As far as special features are concerned, here’s what we’ve got:
- A “Making Of” Featurette
- Audio Commentary Featuring The Soska Sisters Katharine Isabelle, And Tristan Risk
Following suit with my feelings about American Mary, the special features underwhelmed me in a way that was only made worse by watching the behind the scenes footage that is our “Making Of” glance into the Soska sister’s process. What could have been a really cool look into their directorial mechanics played just like a few cut-together fly-on-the-wall moments that simply watch some filming take place without any explanation. Sure, we get a sense of the Soskas as people, like witnessing funny moments of them having to explain how to do a proper “jerk off” motion, but aside from that, there’s no real value to the featurette.

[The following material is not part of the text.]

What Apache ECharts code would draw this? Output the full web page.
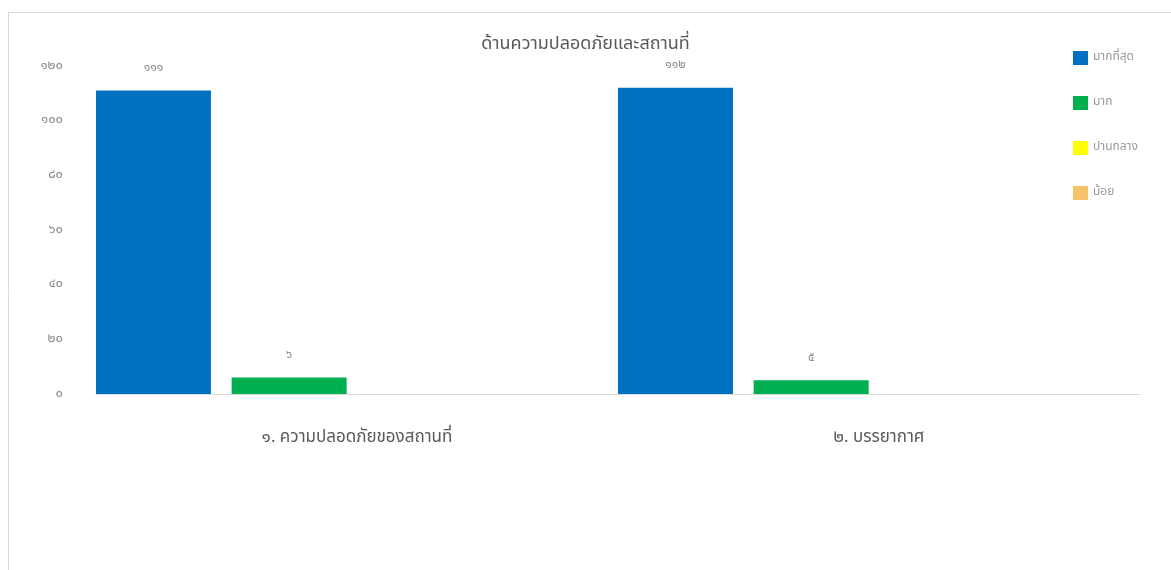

But that’s all? You’ve got the audio commentary also, which provides enough entertainment for those people who actually turn it on, but I felt a little ripped off that we weren’t given any special features about body modification. The Soska’s dealings with the topic is one thing, but it would have been really fun to see the real world of body modifications and get a documentary style look at some of the real-life designs that inspired American Mary. Eh, more wasted potential that could have revealed a world so many people aren’t even aware of.
American Mary is a film with loads of potential, a crazed concept which fits the Soska sister’s eccentric repertoire, a strong actress in Katharine Isabelle, but none of the cohesion to bring all those different portions together. There’s a goal and an endpoint our filmmakers obviously want to reach, coupled with a want to gross us out with surgical horror, but the resolution is one that’s ignored for most of the film, only to surface within the final act as if someone frantically remembered “Uh, isn’t this film supposed to wrap up soon?”
Trust me, if you didn’t enjoy American Mary the first time around, this bare bones Blu-Ray won’t change your mind, but if you fell head-over-heels for “one of the most fascinating female-themed horror stories in years,” the Soska sister’s second feature will provide a clean watch you can proudly display in your horror collection.